I pushed on, my GPS is broken and I made the mistake of climbing up a wrong pass.  I figured out my mistake, but lost over an hour.  By the time I reached the top of North Pole Pass, I knew I was in trouble.  It was dusk and I still had five miles to go.  Then a bad cold storm blew in.  I was able to get down from the pass, but knew I had to give up, set up the tent and call it quits for the day.  I knew my wife would crazy with worry, but I had warned her that this might happen and that I had
everything I needed.  The wrong choice would have been to try to push on.

The morning was sunny and beautiful.  A neat sunrise to the east without mountains in the way.  The last four miles was so peaceful.   I finally reached the car at 8:30 a.m. and then got within cell coverage at 9:15.

Anyway, here are a couple guys that did do this hike, starting from further east. http://www.users.qwest.net/~cirnielsen/uintah91.html

July 12, 2003

Saturday morning I did a solo 25-mile hike in the Uintas.  I attacked them from the South, starting at the Grandview Trailhead at 5:30 a.m., hiking up to Hades Pass, and then down in the Grandaddy Basin, full of lakes and timber.  I made my way up to the Four Lakes region, still felt great, so went all the way up to Rock Sea pass (11,300).  Wonderful views up there.  I didn’t see a single soul on the way up.  I turned around and went back the same way.  I didn’t push it too hard, went for the distance.  Four hours out and four hours back, made it to the car at 2 p.m.  Plenty of up and down, about 4,000 feet up overall.  The mosquitoes were pretty blood-thirsty…forgot the spray, so had to keep on the move, most of the time.  Great temperatures.
 
It was a great workout and I survived very well, not much soreness anywhere.  The knee was complaining somewhat the last five miles.  The feet came out great, thanks to a new pair of trail running shoes. When I reached the trailhead, a ranger was there.  She could tell that I was beat and asked if I went to Grandaddy lake and turned back (about an eight mile hike).  I informed her that I went all the way to Rock Sea pass.  “As a day hike?!!”  She was shocked and amazed.  Pretty funny.

March 8, 2003

Saturday was very warm, the warmest weekend of the year so far.  At 11:00 a.m., I left home and traveled to the north end of Cedar Valley, trying to find a route up to look over the copper mines.  I found the road to west canyon, but was disappointed to see signs warning of private property.  I parked the car and decided to head up the public road at least until reaching the gate.  It was a pretty valley, very peaceful without ATVer and shooters.  When I reached the gate, I decided to continue up West Canyon.  After awhile the melting snow on the road was deeper and the mud became a definite problem as I was reaching 6,000 feet elevation, forcing me to head back.  The run back to the car was nice, about a total run of six miles.  I didn’t feel very tired at all and wanted to find something else.   I drove further north, but it was evident that I would hit Camp Williams property and I had no desire to run up against Army guys.
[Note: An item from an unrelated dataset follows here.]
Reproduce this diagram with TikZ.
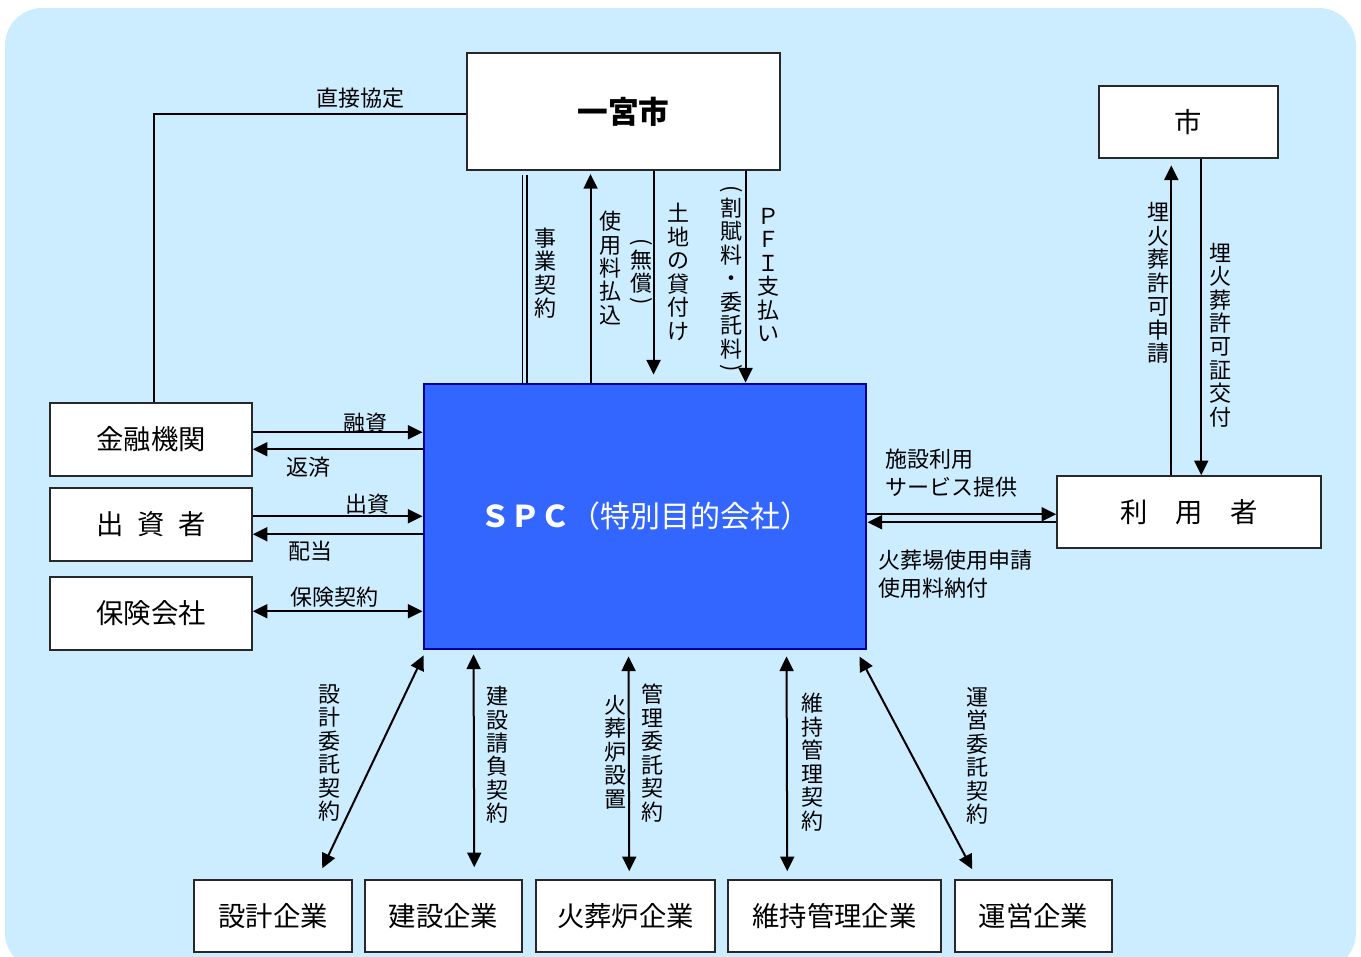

I headed toward Cedar Fort and finally found a dirt road with no private signs that appeared to head up Four Mile Canyon.  Off I went.  The first mile or so was barren desert, but the road soon brought me up into the cedars.  The climb became steeper and I soon had a great view of the valley and could even see into Utah County.   But as I reached 6,000 feet elevation, again the mud became too annoying and I felt fatigued anyway, so back I went back with a nice run down, again a six-mile adventure.

February 8, 2003

The weather turned very cold during the week, so early morning runs just didn’t make sense.  Saturday turned out to be a beautiful, cold, sunny day.  In the afternoon, during the BYU-Wyoming basketball game, I decided to do a run through the foothills that separate Saratoga Springs and Eagle Mountain.  The temperature was great, upper 20’s near 30.  I was surprised how good the legs felt.  I was able to keep a run going almost the whole three hours I was out there.
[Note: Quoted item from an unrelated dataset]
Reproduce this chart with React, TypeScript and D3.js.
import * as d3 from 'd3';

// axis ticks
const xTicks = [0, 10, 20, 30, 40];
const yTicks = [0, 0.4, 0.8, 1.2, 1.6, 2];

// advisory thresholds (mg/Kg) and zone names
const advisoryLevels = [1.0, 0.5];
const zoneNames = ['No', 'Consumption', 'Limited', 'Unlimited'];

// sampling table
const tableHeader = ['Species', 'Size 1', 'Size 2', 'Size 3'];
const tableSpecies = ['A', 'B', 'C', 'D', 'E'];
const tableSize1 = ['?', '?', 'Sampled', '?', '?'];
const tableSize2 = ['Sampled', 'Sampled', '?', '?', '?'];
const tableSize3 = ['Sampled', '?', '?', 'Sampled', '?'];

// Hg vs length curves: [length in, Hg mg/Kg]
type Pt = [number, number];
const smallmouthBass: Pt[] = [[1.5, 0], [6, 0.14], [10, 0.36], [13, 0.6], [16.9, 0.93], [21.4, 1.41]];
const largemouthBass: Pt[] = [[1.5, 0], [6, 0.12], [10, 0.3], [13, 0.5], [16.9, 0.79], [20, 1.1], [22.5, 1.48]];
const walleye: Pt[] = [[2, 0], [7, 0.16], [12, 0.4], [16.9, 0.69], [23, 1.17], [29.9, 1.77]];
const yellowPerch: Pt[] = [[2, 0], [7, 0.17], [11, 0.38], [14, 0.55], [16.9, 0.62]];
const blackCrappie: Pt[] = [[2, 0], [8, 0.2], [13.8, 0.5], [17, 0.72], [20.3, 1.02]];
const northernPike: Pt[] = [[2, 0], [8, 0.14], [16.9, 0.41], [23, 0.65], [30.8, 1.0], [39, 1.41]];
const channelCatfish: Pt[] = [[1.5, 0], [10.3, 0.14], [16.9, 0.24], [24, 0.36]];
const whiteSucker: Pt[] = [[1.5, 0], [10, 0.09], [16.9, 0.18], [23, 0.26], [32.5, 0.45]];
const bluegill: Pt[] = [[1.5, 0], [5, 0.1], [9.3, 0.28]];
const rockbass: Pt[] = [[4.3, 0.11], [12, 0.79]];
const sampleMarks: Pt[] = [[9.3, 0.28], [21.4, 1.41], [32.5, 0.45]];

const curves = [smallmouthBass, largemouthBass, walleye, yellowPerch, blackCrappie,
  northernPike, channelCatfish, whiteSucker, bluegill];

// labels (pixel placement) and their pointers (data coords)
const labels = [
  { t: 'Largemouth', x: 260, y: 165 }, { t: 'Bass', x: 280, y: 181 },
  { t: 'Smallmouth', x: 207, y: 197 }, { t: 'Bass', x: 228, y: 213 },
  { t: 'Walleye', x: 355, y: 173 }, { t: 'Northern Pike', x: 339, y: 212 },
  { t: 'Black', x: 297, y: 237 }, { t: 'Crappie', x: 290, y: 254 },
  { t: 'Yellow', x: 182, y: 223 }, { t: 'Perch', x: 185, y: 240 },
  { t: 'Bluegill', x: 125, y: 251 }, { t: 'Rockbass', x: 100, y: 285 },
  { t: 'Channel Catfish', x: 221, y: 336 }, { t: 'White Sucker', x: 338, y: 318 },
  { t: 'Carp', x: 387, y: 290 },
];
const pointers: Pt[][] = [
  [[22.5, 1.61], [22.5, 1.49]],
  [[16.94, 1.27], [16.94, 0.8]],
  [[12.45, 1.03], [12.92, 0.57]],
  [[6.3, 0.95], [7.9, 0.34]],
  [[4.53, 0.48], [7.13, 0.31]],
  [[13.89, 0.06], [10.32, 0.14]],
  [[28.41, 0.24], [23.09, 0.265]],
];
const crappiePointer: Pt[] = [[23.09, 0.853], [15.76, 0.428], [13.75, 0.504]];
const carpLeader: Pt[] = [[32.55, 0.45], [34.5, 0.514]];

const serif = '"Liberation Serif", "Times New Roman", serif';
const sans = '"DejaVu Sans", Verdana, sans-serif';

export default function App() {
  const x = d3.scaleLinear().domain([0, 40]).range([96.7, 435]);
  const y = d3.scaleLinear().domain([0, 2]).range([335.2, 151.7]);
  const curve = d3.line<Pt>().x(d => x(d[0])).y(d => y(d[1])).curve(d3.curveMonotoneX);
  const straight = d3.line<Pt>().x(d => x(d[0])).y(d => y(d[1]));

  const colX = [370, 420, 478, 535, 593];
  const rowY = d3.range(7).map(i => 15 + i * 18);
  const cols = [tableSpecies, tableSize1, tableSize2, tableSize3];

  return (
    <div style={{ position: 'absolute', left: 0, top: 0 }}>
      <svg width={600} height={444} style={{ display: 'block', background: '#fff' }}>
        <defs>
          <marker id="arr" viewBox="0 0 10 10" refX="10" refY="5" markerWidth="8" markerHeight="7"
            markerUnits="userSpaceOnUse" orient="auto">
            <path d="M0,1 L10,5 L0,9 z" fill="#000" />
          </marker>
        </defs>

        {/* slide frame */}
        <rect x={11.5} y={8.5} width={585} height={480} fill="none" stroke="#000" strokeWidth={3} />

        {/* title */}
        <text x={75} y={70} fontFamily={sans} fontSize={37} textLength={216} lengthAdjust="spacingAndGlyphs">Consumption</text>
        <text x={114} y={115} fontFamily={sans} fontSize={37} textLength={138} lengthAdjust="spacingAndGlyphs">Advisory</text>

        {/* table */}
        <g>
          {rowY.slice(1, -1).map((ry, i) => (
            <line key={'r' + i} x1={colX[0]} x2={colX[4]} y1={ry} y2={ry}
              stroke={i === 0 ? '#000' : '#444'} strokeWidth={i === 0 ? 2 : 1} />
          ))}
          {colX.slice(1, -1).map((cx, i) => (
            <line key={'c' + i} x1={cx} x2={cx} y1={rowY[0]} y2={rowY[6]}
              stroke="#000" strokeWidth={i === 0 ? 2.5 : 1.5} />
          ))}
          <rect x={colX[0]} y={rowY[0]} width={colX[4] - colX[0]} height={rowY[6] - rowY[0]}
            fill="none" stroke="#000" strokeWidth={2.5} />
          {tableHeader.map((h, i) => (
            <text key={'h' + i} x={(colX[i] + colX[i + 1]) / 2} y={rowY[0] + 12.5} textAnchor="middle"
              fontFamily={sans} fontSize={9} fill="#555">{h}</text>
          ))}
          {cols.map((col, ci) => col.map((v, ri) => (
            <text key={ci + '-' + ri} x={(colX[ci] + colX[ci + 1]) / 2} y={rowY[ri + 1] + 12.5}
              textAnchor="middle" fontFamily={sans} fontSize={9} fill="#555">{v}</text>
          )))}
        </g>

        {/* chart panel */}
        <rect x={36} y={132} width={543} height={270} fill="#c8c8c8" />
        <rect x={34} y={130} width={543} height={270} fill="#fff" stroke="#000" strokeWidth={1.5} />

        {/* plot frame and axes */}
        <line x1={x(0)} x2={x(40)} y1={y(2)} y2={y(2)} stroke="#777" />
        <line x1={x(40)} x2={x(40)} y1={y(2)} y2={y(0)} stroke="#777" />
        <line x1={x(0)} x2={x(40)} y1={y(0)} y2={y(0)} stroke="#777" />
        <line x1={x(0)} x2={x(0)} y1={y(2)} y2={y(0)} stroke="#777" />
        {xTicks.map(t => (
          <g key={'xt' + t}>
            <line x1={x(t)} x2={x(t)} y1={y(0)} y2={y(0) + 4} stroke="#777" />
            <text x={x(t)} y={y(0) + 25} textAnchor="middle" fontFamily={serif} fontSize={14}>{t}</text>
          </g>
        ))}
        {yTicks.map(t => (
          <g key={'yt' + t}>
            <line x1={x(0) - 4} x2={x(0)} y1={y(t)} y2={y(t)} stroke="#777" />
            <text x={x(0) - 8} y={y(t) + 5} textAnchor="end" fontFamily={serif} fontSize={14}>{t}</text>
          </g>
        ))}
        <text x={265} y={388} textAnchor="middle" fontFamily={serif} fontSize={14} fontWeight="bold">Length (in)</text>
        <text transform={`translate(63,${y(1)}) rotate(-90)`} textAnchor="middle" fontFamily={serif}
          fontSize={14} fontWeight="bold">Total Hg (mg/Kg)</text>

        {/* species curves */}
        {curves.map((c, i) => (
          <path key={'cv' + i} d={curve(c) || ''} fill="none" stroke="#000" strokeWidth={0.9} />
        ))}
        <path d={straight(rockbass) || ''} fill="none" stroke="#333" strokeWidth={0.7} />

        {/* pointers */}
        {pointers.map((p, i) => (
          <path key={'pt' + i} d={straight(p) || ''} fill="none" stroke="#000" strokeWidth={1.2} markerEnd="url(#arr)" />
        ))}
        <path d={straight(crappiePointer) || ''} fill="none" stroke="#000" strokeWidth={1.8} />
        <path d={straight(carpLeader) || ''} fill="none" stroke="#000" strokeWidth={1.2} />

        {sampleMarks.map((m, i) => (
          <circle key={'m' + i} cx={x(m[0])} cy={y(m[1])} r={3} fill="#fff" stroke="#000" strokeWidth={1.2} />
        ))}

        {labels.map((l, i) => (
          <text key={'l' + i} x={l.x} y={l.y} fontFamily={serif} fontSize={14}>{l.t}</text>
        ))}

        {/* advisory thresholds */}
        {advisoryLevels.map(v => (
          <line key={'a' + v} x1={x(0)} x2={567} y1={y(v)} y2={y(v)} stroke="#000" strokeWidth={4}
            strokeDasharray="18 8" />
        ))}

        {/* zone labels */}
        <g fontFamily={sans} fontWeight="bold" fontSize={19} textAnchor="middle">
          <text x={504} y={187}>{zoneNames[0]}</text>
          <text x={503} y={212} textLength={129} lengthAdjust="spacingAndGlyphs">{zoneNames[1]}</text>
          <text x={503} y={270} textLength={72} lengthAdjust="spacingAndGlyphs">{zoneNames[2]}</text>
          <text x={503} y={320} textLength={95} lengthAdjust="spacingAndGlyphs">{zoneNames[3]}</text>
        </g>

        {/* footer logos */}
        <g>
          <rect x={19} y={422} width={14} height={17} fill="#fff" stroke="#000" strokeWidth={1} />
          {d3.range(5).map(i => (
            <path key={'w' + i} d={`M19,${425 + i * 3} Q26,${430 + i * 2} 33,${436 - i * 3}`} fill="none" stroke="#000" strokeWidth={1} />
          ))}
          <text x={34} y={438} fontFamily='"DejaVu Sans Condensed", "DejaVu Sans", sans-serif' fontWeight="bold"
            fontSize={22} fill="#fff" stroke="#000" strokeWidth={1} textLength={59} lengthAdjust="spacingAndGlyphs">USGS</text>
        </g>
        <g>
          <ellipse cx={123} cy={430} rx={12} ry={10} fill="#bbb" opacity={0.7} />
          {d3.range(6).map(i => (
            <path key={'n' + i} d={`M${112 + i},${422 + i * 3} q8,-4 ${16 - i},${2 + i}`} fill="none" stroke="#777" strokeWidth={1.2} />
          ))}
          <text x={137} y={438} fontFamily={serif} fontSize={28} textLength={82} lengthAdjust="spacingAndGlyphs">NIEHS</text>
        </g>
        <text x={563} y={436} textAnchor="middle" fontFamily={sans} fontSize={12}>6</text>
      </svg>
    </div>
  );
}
My run started from home, and took me along the base of Lake Mountain, heading west.  I found a road that headed took me half-way up the western ridge, and then I bushwhacked to the top.  Much of the ridge scrub cedar had been thinned out and taken for firewood.  When I reached the top, I took in a nice view to the east of Utah County.  I next headed over the ridge and dipped down into a valley that I didn’t know existed.  It was a nice open valley with plowed farmland.  The road took me north for a mile or so and then headed me toward a canyon leading out toward Cedar Valley.  When I existed the canyon, I could see the Eagle Mountain city center off to the south-west.  I was amazed how much it has grown in the past couple years, even a chapel.  I headed north on the dirt road that connects Eagle Mountain to the Ranches, but I quickly found that to be dull as a car passed me by.  So I headed up a 4WD road taking up to the top a high knoll, giving me a nice view of Cedar Valley and the Ranches to the north.  

From there I headed north-east going up and down foot-hills, crossing a recently buried massive natural gas pipe line that extends clear into Salt Lake County.  It went up and down the foothills and required raping the ground for about 200 feet across.  They did attempt to help the environment by laying down straw and using burlap to help erosion areas.  Quite a project. 
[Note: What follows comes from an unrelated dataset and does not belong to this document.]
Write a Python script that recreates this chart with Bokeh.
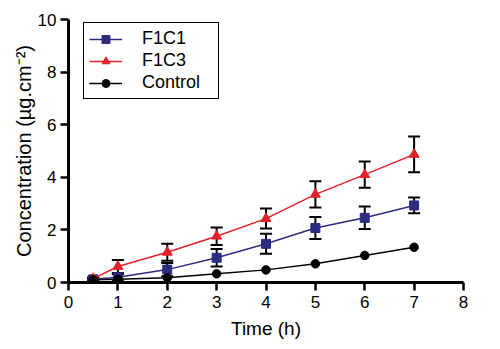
from bokeh.plotting import figure
from bokeh.models import Range1d, Whisker, TeeHead, ColumnDataSource, Legend, LegendItem, FixedTicker
from bokeh.embed import file_html
from bokeh.resources import INLINE

time = [0.5, 1, 2, 3, 4, 5, 6, 7]
f1c1 = [0.12, 0.2, 0.49, 0.94, 1.47, 2.07, 2.46, 2.93]
f1c1_err = [0.05, 0.12, 0.25, 0.33, 0.38, 0.42, 0.43, 0.3]
f1c3 = [0.15, 0.61, 1.15, 1.76, 2.43, 3.35, 4.1, 4.87]
f1c3_err = [0.05, 0.25, 0.32, 0.33, 0.38, 0.5, 0.5, 0.68]
control = [0.1, 0.12, 0.18, 0.33, 0.48, 0.71, 1.03, 1.34]
x_ticks = [0, 1, 2, 3, 4, 5, 6, 7, 8]
y_ticks = [0, 2, 4, 6, 8, 10]

FONT = "Liberation Sans"
BLUE = "#2d2c80"
RED = "#e4212a"

p = figure(width=500, height=349, output_backend="svg", toolbar_location=None,
           x_range=Range1d(0, 8), y_range=Range1d(0, 10),
           min_border_left=68, min_border_right=37, min_border_top=19, min_border_bottom=67)
p.outline_line_color = None
p.grid.visible = False

for ax in (p.xaxis[0], p.yaxis[0]):
    ax.axis_line_width = 3
    ax.axis_line_color = "black"
    ax.major_tick_line_width = 2.5
    ax.major_tick_out = 8
    ax.major_tick_in = 0
    ax.minor_tick_out = 0
    ax.minor_tick_in = 0
    ax.major_label_text_font = FONT
    ax.major_label_text_font_size = "17px"
    ax.major_label_text_color = "black"
    ax.axis_label_text_font = FONT
    ax.axis_label_text_font_style = "normal"
    ax.axis_label_text_color = "black"

p.xaxis.ticker = FixedTicker(ticks=x_ticks)
p.yaxis.ticker = FixedTicker(ticks=y_ticks)
p.xaxis.axis_label = "Time (h)"
p.yaxis.axis_label = "Concentration (µg.cm⁻²)"
p.xaxis.axis_label_text_font_size = "19px"
p.yaxis.axis_label_text_font_size = "20px"
p.xaxis.major_label_standoff = 5
p.yaxis.major_label_standoff = 4
p.xaxis.axis_label_standoff = 7
p.yaxis.axis_label_standoff = 0

src1 = ColumnDataSource(dict(x=time, y=f1c1,
                             lo=[a - b for a, b in zip(f1c1, f1c1_err)],
                             hi=[a + b for a, b in zip(f1c1, f1c1_err)]))
src3 = ColumnDataSource(dict(x=time, y=f1c3,
                             lo=[a - b for a, b in zip(f1c3, f1c3_err)],
                             hi=[a + b for a, b in zip(f1c3, f1c3_err)]))
srcc = ColumnDataSource(dict(x=time, y=control))

for s in (src1, src3):
    w = Whisker(source=s, base="x", lower="lo", upper="hi", line_color="black", line_width=2,
                upper_head=TeeHead(size=12, line_color="black", line_width=2),
                lower_head=TeeHead(size=12, line_color="black", line_width=2))
    p.add_layout(w)

l1 = p.line("x", "y", source=src1, line_color=BLUE, line_width=1.5)
m1 = p.scatter("x", "y", source=src1, marker="square", size=9, fill_color=BLUE, line_color=BLUE)
l3 = p.line("x", "y", source=src3, line_color=RED, line_width=1.5)
m3 = p.scatter("x", "y", source=src3, marker="triangle", size=10, fill_color=RED, line_color=RED)
lc = p.line("x", "y", source=srcc, line_color="black", line_width=1.5)
mc = p.scatter("x", "y", source=srcc, marker="circle", size=8.5, fill_color="black", line_color="black")

legend = Legend(items=[LegendItem(label="F1C1", renderers=[l1, m1]),
                       LegendItem(label="F1C3", renderers=[l3, m3]),
                       LegendItem(label="Control", renderers=[lc, mc])],
                location=(15, 183))
legend.border_line_color = "black"
legend.border_line_alpha = 1.0
legend.border_line_width = 1.5
legend.background_fill_color = "white"
legend.background_fill_alpha = 1
legend.label_text_font = FONT
legend.label_text_font_size = "18px"
legend.label_text_color = "black"
legend.glyph_width = 33
legend.glyph_height = 20
legend.label_height = 20
legend.label_width = 71
legend.spacing = 1
legend.padding = 5
legend.margin = 0
legend.label_standoff = 20
p.add_layout(legend, "center")

open("out.html", "w").write(file_html(p, INLINE))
Feeling great still, I decided to take a longer route and headed down a canyon, leading me to the edge of the Ranches…quite a community, with two chapels and a school.  With no desire to run roads, I ran a trail along the powerlines and then looped around heading southwest to spill out on a dirt road running south along the base of the ridge, giving me a view of Saratoga Springs, the huge Church farmland, and Utah Lake.  I completed the loop and then finished by running 2.5 east, back to home.  There were several groups along that road who were shooting guns which made me nervous going by.  One group was actually shooting toward the road, although a small hill was their backdrop.  I wish they would go further away from the communities.  It was a great run!